Во второй половине 80-х вектор движения отечественной киномысли дал крен и рассыпался на мириады единичных голосов, перекрикивающих друг друга в запале объявленной гласности. На фоне брожения умов кинематограф Муратовой выглядел константой творческого индивидуализма.
Астенический синдром /1989/ был уподоблен закипевшей и вспенившейся жидкости. Картина ломала представление о Муратовой как художнике лирического тонуса, поэтессе нежности. Исторический излом способствовал не столько освобождению, сколько мутированию сознания; общество вышло на очередной виток пошлости и хамства. "Личность нельзя освободить, - писал философ Г.Померанц, - если эта личность недоразвита". Естественной характеристикой существования общества стала "истерика" – слово, которое более всего подходит для расширяющейся безумной реальности. Но "истерика" тоже есть реакция живого организма, как "любовь", "надежда", "разочарование", "не-любовь"; и в этом нельзя обвинять Муратову, всегда тяготевшую к искреннему изъявлению чувств. Советское кино, выведенное из состояния невесомости, неожиданно обрело вес, и под этим грузом ухнуло в черную яму, в поисках духовности забуриваясь на глубину мерзости. Почти каждый уважающий себя художник этого времени считал своим долгом слить на экран то, что накопилось в душе. Из разбуренных пластов поднялся фонтан уродливых отношений, первичных инстинктов, нецензурного языка. Десятилетия железного занавеса и стального прессинга взрастили мифологию, продуцировавшую эстетику отрицания, которая, прорвав дамбу запретов и ограничений, предстала в виде невиданных доселе плодов. Советская система возвышала человека, постсоветская - принялась его унижать, культ гуманизма обернулся культом мизантропии.
Астенический синдром соответствовал общим представлениям о позднесоветской чернухе, но Муратова отстраняла обыденный кошмар фарсом, чередовала ужасное и нелепое, иронизировала над собой, обращаясь к формуле "фильм в фильме". Истерика была не самым страшным – страшнее было то, что шло после нервного припадка: погружение в сон, нравственная астения, равнодушие к себе и окружающим. Предощущение автора о конце мира сработало чище любого политического прогноза.
"Зло вплетено в узор ковра, и для того чтобы выдернуть эту нить, надо разрушить всю ткань. Да, искусство может повлиять на человека, но мимолетно. Вышел ты из кинозала, походил день-другой под настроением от фильма, а потом все равно вернулся к прежней жизни"
("Думала: сниму кино про живодерню - люди добрее станут", "Известия", 28.09.2007г.)
Если в советском кино инакомыслия не допускалось, и все были "своими", то теперь все стали "чужими", неспособными к согласию и не нуждающимися во взаимопонимании.

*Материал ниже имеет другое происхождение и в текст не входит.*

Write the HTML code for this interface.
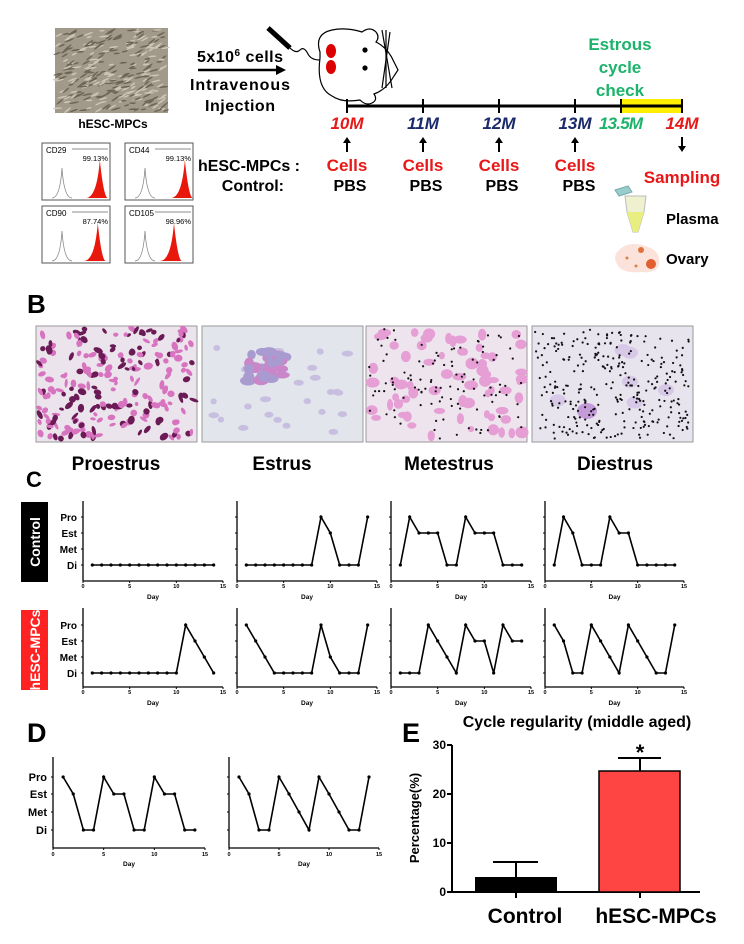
<!DOCTYPE html>
<html><head><meta charset="utf-8"><style>
html,body{margin:0;padding:0;background:#fff;}
svg{display:block;font-family:"Liberation Sans",sans-serif;}
</style></head><body>
<svg id="s" width="744" height="944" viewBox="0 0 744 944" xmlns="http://www.w3.org/2000/svg">
<rect width="744" height="944" fill="#fff"/>
<!-- Panel A micrograph -->
<rect x="55" y="28" width="113" height="85" fill="#a1998a"/>
<g id="micro"></g>
<text x="113" y="128" font-size="12" font-weight="bold" text-anchor="middle">hESC-MPCs</text>
<g id="flow"></g>
<!-- injection -->
<text x="240" y="62" font-size="16" font-weight="bold" text-anchor="middle" textLength="86">5x10<tspan font-size="10" dy="-6">6</tspan><tspan dy="6"> cells</tspan></text>
<line x1="198" y1="70" x2="280" y2="70" stroke="#000" stroke-width="2.5"/>
<polygon points="286,70 276,65 276,75" fill="#000"/>
<text x="240" y="90" font-size="16" font-weight="bold" text-anchor="middle" textLength="100">Intravenous</text>
<text x="240" y="111" font-size="16" font-weight="bold" text-anchor="middle" textLength="70">Injection</text>
<!-- mouse -->
<g stroke="#000" stroke-width="1.2" fill="#fff">
<line x1="268" y1="28" x2="290" y2="48" stroke-width="5"/>
<path d="M290,48 q6,6 10,2 q4,-4 8,4 q3,6 12,6" fill="none"/>
<path d="M320,52 q-6,-18 12,-22 q14,-3 30,2 q8,-6 14,0 q4,5 0,10 q12,6 18,20 l4,8 l-4,6 q-8,14 -20,18 q4,6 -2,9 q-6,3 -12,-3 q-18,3 -28,-4 q-16,-8 -12,-38z"/>
<circle cx="365" cy="50" r="2" fill="#000"/><circle cx="365" cy="68" r="2" fill="#000"/>
<line x1="382" y1="30" x2="392" y2="88"/><line x1="386" y1="30" x2="386" y2="88"/><line x1="390" y1="32" x2="382" y2="88"/>
</g>
<ellipse cx="331" cy="51" rx="5" ry="7" fill="#d00"/><ellipse cx="331" cy="67" rx="5" ry="7" fill="#d00"/>
<!-- timeline -->
<text x="620" y="50" font-size="17" font-weight="bold" fill="#1db36b" text-anchor="middle">Estrous</text>
<text x="620" y="73" font-size="17" font-weight="bold" fill="#1db36b" text-anchor="middle">cycle</text>
<text x="620" y="96" font-size="17" font-weight="bold" fill="#1db36b" text-anchor="middle">check</text>
<rect x="621" y="99" width="61" height="14" fill="#ffee00"/>
<line x1="347" y1="106" x2="682" y2="106" stroke="#000" stroke-width="3"/>
<g stroke="#000" stroke-width="2">
<line x1="347" y1="99" x2="347" y2="113"/><line x1="423" y1="99" x2="423" y2="113"/><line x1="499" y1="99" x2="499" y2="113"/><line x1="575" y1="99" x2="575" y2="113"/><line x1="621" y1="99" x2="621" y2="113"/><line x1="682" y1="99" x2="682" y2="113"/>
</g>
<g font-size="17" font-weight="bold" font-style="italic" text-anchor="middle">
<text x="347" y="129" fill="#e81818">10M</text><text x="423" y="129" fill="#1b2a6b">11M</text><text x="499" y="129" fill="#1b2a6b">12M</text><text x="575" y="129" fill="#1b2a6b">13M</text><text x="621" y="129" fill="#1db36b" textLength="44">13.5M</text><text x="682" y="129" fill="#e81818">14M</text>
</g>
<g id="arrows"></g>
<text x="300" y="171" font-size="16" font-weight="bold" text-anchor="end" textLength="102">hESC-MPCs :</text>
<text x="284" y="191" font-size="16" font-weight="bold" text-anchor="end">Control:</text>
<g font-size="17" font-weight="bold" text-anchor="middle">
<text x="347" y="171" fill="#e81818">Cells</text><text x="423" y="171" fill="#e81818">Cells</text><text x="499" y="171" fill="#e81818">Cells</text><text x="575" y="171" fill="#e81818">Cells</text>
</g>
<g font-size="16" font-weight="bold" text-anchor="middle">
<text x="350" y="191">PBS</text><text x="426" y="191">PBS</text><text x="502" y="191">PBS</text><text x="579" y="191">PBS</text>
</g>
<text x="682" y="183" font-size="17" font-weight="bold" fill="#e81818" text-anchor="middle">Sampling</text>
<!-- tube -->
<polygon points="615,190 628,186 632,192 619,196" fill="#9cc" stroke="#7aa" stroke-width="1"/>
<path d="M625,196 L646,196 L644,212 L638,232 L633,232 L627,212 Z" fill="#eef0d0" stroke="#bbb" stroke-width="1"/>
<path d="M627,212 L644,212 L638,232 L633,232 Z" fill="#e8ef80"/>
<text x="666" y="224" font-size="15" font-weight="bold">Plasma</text>
<path d="M617,252 q10,-12 28,-6 q16,4 14,18 q-2,10 -18,8 q-20,2 -24,-8 q-4,-6 0,-12z" fill="#fbe3dc"/>
<circle cx="641" cy="250" r="3" fill="#e07040"/><circle cx="651" cy="264" r="5" fill="#e06030"/><circle cx="627" cy="258" r="1.5" fill="#e08040"/><circle cx="636" cy="266" r="1.5" fill="#e08040"/>
<text x="666" y="264" font-size="15" font-weight="bold">Ovary</text>
<!-- Panel B -->
<text x="27" y="313" font-size="26" font-weight="bold">B</text>
<g id="bimgs"></g>
<g font-size="19" font-weight="bold" text-anchor="middle">
<text x="116" y="470">Proestrus</text><text x="282" y="470">Estrus</text><text x="449" y="470">Metestrus</text><text x="615" y="470">Diestrus</text>
</g>
<!-- Panel C -->
<text x="26" y="487" font-size="22" font-weight="bold">C</text>
<rect x="21" y="502" width="27" height="80" fill="#000"/>
<text transform="translate(40,542) rotate(-90)" font-size="14" font-weight="bold" fill="#fff" text-anchor="middle">Control</text>
<rect x="21" y="610" width="27" height="80" fill="#f22"/>
<text transform="translate(40,650) rotate(-90)" font-size="14" font-weight="bold" fill="#fff" text-anchor="middle">hESC-MPCs</text>
<g id="plots"></g>
<!-- Panel D -->
<text x="27" y="742" font-size="27" font-weight="bold">D</text>
<!-- Panel E -->
<text x="402" y="742" font-size="27" font-weight="bold">E</text>
<text x="577" y="727" font-size="16" font-weight="bold" text-anchor="middle">Cycle regularity (middle aged)</text>
<line x1="452" y1="745" x2="452" y2="892" stroke="#000" stroke-width="2"/>
<line x1="452" y1="892" x2="700" y2="892" stroke="#000" stroke-width="2"/>
<g stroke="#000" stroke-width="2">
<line x1="447" y1="745" x2="452" y2="745"/><line x1="447" y1="794" x2="452" y2="794"/><line x1="447" y1="843" x2="452" y2="843"/><line x1="447" y1="892" x2="452" y2="892"/>
<line x1="516" y1="892" x2="516" y2="898"/><line x1="640" y1="892" x2="640" y2="898"/>
</g>
<g font-size="12" font-weight="bold" text-anchor="end">
<text x="446" y="749">30</text><text x="446" y="798">20</text><text x="446" y="847">10</text><text x="446" y="896">0</text>
</g>
<text transform="translate(419,818) rotate(-90)" font-size="13" font-weight="bold" text-anchor="middle">Percentage(%)</text>
<g stroke="#000" stroke-width="2">
<line x1="516" y1="877" x2="516" y2="862"/><line x1="493" y1="862" x2="538" y2="862"/>
<line x1="640" y1="771" x2="640" y2="758"/><line x1="618" y1="758" x2="661" y2="758"/>
</g>
<rect x="475" y="877" width="82" height="15" fill="#000"/>
<rect x="599" y="771" width="81" height="121" fill="#ff4444" stroke="#000" stroke-width="1.5"/>
<text x="640" y="760" font-size="22" font-weight="bold" text-anchor="middle">*</text>
<text x="525" y="923" font-size="21" font-weight="bold" text-anchor="middle">Control</text>
<text x="656" y="923" font-size="21" font-weight="bold" text-anchor="middle">hESC-MPCs</text>
</svg>
<script>
var NS="http://www.w3.org/2000/svg";
function el(p,t,a,txt){var e=document.createElementNS(NS,t);for(var k in a)e.setAttribute(k,a[k]);if(txt!=null)e.textContent=txt;p.appendChild(e);return e;}
var seed=7;function rnd(){seed=(seed*16807)%2147483647;return seed/2147483647;}
// micrograph texture
var m=document.getElementById("micro");
for(var i=0;i<260;i++){el(m,"ellipse",{cx:56+rnd()*111,cy:29+rnd()*83,rx:3+rnd()*3,ry:0.8,fill:rnd()<.5?"#6f6656":"#cfc8b8",transform:""}).setAttribute("transform","rotate("+(-30+rnd()*60)+" "+0+" "+0+")");}
// redo: proper rotation around own center
m.innerHTML="";
for(var i=0;i<300;i++){var cx=57+rnd()*109,cy=30+rnd()*81;el(m,"ellipse",{cx:cx,cy:cy,rx:2.5+rnd()*3,ry:0.8,fill:rnd()<.5?"#6c6454":"#cec6b6",transform:"rotate("+(-40+rnd()*40)+" "+cx+" "+cy+")"});}
// flow boxes
var f=document.getElementById("flow");
var fb=[[42,143,"CD29","99.13%",0.85],[125,143,"CD44","99.13%",0.88],[42,206,"CD90","87.74%",0.82],[125,206,"CD105","98.96%",0.72]];
fb.forEach(function(b){var x=b[0],y=b[1],w=68,h=57;
el(f,"rect",{x:x,y:y,width:w,height:h,fill:"#fff",stroke:"#555","stroke-width":1});
el(f,"text",{x:x+4,y:y+10,"font-size":8},b[2]);
el(f,"line",{x1:x+30,y1:y+6,x2:x+w-2,y2:y+6,stroke:"#666","stroke-width":0.8});
el(f,"text",{x:x+w-2,y:y+18,"font-size":7.5,"text-anchor":"end"},b[3]);
var bx=x+20,by=y+h-2;el(f,"path",{d:"M"+(bx-10)+","+by+" Q"+(bx-2)+","+by+" "+bx+","+(by-30)+" Q"+(bx+2)+","+by+" "+(bx+10)+","+by,fill:"none",stroke:"#888","stroke-width":0.8});
var rx=x+w*b[4];el(f,"path",{d:"M"+(rx-14)+","+by+" Q"+(rx-3)+","+by+" "+rx+","+(by-38)+" Q"+(rx+4)+","+by+" "+(rx+8)+","+by+"Z",fill:"#e8180c"});
});
// arrows
var a=document.getElementById("arrows");
[347,423,499,575].forEach(function(x){el(a,"line",{x1:x,y1:142,x2:x,y2:152,stroke:"#000","stroke-width":2});el(a,"polygon",{points:(x-4)+",143 "+(x+4)+",143 "+x+",137",fill:"#000"});});
el(a,"line",{x1:682,y1:137,x2:682,y2:147,stroke:"#000","stroke-width":2});el(a,"polygon",{points:"678,146 686,146 682,152",fill:"#000"});
// B images
var g=document.getElementById("bimgs");
var imgs=[[36,"#ece4ec"],[202,"#e2e5ec"],[366,"#eee4ee"],[532,"#e8e4ee"]];
imgs.forEach(function(im,k){var x=im[0],y=326,w=161,h=116;
el(g,"rect",{x:x,y:y,width:w,height:h,fill:im[1],stroke:"#999","stroke-width":1});
if(k==0){for(var i=0;i<220;i++){var cx=x+3+rnd()*(w-6),cy=y+3+rnd()*(h-6);el(g,"ellipse",{cx:cx,cy:cy,rx:2+rnd()*3,ry:1.5+rnd()*2,fill:rnd()<.45?"#6a1a55":"#d873c0",transform:"rotate("+rnd()*180+" "+cx+" "+cy+")"});}}
if(k==1){for(var i=0;i<25;i++){el(g,"ellipse",{cx:x+10+rnd()*(w-20),cy:y+8+rnd()*(h-16),rx:3+rnd()*3,ry:3,fill:"#c8bfe0"});}
for(var i=0;i<40;i++){el(g,"ellipse",{cx:x+45+rnd()*40,cy:y+25+rnd()*30,rx:4+rnd()*4,ry:3+rnd()*3,fill:rnd()<.5?"#c986c8":"#a99bd0"});}}
if(k==2){for(var i=0;i<70;i++){el(g,"ellipse",{cx:x+5+rnd()*(w-10),cy:y+5+rnd()*(h-10),rx:3+rnd()*4,ry:3+rnd()*3,fill:"#e59fd4"});}
for(var i=0;i<110;i++){el(g,"circle",{cx:x+3+rnd()*(w-6),cy:y+3+rnd()*(h-6),r:1.1,fill:"#111"});}}
if(k==3){for(var i=0;i<6;i++){el(g,"ellipse",{cx:x+20+rnd()*(w-40),cy:y+20+rnd()*(h-40),rx:8,ry:6,fill:"#d6c8e6"});}
el(g,"ellipse",{cx:x+55,cy:y+85,rx:10,ry:8,fill:"#c49ad8"});
for(var i=0;i<300;i++){el(g,"circle",{cx:x+3+rnd()*(w-6),cy:y+3+rnd()*(h-6),r:1.1,fill:"#111"});}}
});
// line plots
var P=document.getElementById("plots");
function plot(x0,x1,yTop,yAx,lv,data,labels,tl,dl){
var s=(x1-x0)/15;
el(P,"line",{x1:x0,y1:yTop,x2:x0,y2:yAx,stroke:"#000","stroke-width":1.3});
el(P,"line",{x1:x0,y1:yAx,x2:x1,y2:yAx,stroke:"#000","stroke-width":1.3});
lv.forEach(function(v){el(P,"line",{x1:x0-2,y1:v,x2:x0,y2:v,stroke:"#000","stroke-width":1});});
[0,5,10,15].forEach(function(d){var xx=x0+d*s;el(P,"line",{x1:xx,y1:yAx,x2:xx,y2:yAx+2,stroke:"#000","stroke-width":1});el(P,"text",{x:xx,y:tl,"font-size":5.5,"font-weight":"bold","text-anchor":"middle"},String(d));});
el(P,"text",{x:(x0+x1)/2,y:dl,"font-size":6.5,"font-weight":"bold","text-anchor":"middle"},"Day");
if(labels){["Pro","Est","Met","Di"].forEach(function(t,i){el(P,"text",{x:x0-6,y:lv[i]+4,"font-size":labels,"font-weight":"bold","text-anchor":"end"},t);});}
var pts=data.map(function(v,i){return [x0+(i+1)*s,lv[3-v]];});
el(P,"polyline",{points:pts.map(function(p){return p.join(",");}).join(" "),fill:"none",stroke:"#000","stroke-width":1.6});
pts.forEach(function(p){el(P,"circle",{cx:p[0],cy:p[1],r:1.6,fill:"#000"});});
}
// 0 Di 1 Met 2 Est 3 Pro
var C=[[0,0,0,0,0,0,0,0,0,0,0,0,0,0],[0,0,0,0,0,0,0,0,3,2,0,0,0,3],[0,3,2,2,2,0,0,3,2,2,2,0,0,0],[0,3,2,0,0,0,3,2,2,0,0,0,0,0]];
var H=[[0,0,0,0,0,0,0,0,0,0,3,2,1,0],[3,2,1,0,0,0,0,0,3,1,0,0,0,3],[0,0,0,3,2,1,0,3,2,2,0,3,2,2],[3,2,0,0,3,2,1,0,3,2,1,0,0,3]];
var xs=[[83,223],[237,377],[391,531],[545,684]];
for(var i=0;i<4;i++){plot(xs[i][0],xs[i][1],501,581,[517,533,549,565],C[i],i==0?10:0,588,599);
plot(xs[i][0],xs[i][1],608,687,[625,641,657,673],H[i],i==0?10:0,694,705);}
plot(53,205,757,848,[777,794,812,830],[3,2,0,0,3,2,2,0,0,3,2,2,0,0],11,856,866);
plot(229,379,757,848,[777,794,812,830],[3,2,0,0,3,2,1,0,3,2,1,0,0,3],0,856,866);
</script>
</body></html>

Муратова, которая никогда не была официозу "своей", обрела иной диапазон голоса. Прежде Муратову сравнивали с хищницей, неподвластной дрессуре, - в
Астеническом синдроме она предстает в образе разъяренного зверя. В части композиции Муратова ушла от внимания к отдельным судьбам в скольжение по разномастной галерее - ни один герой не мог выдержать авторской экспрессии, превратившейся в шквальный ураган.
Астенический синдром по концентрации депрессии сравнивали с
Письмами мертвого человека, а рецензия на фильм в "Искусстве кино" называлась "Бог умер". В "симфонии вялотекущего апокалипсиса" режиссер явил энциклопедию болезней и каталог пороков, пустил на печать кардиограмму общественного сознания - разуверившегося, озлобленного, озверевшего, разлившегося в шизофрении и погрязшего в нигилизме. Эстетика Муратовой всегда была преимущественно закрыта для понимания иностранного зрителя, но фильм приметили даже на Берлинском МКФ, удостоив автора "Серебряным медведем".
4.
Муратова последних двадцати лет - это Муратова, очищенная от амальгамы иллюзий и мифов либеральной эпохи. Ее проницательное зрение сродни термометру, по которому движется ртутный столбик, указывающий на "потепление" или "похолодание" нравов. Функциональность термометра требует незыблемости шкалы, которая, к сожалению, зачастую смещается вместе со столбиком. Градуировка Муратовой неизменна – автор не стремится заигрывать с публикой, утешать и обманывать зрителя, она игнорирует всякое нравоучение. Жизнь сплетена из агрессии, обид, боли, расстройств – стабильность если и существует, то кроется не в благосклонности внешних обстоятельств, а внутри самой личности. Полагали, что
Астенический синдром мог стать последней картиной Муратовой: после такого саморазоблачения автору не дано вернуться в прежнюю колею - после концлагеря стихи не пишутся.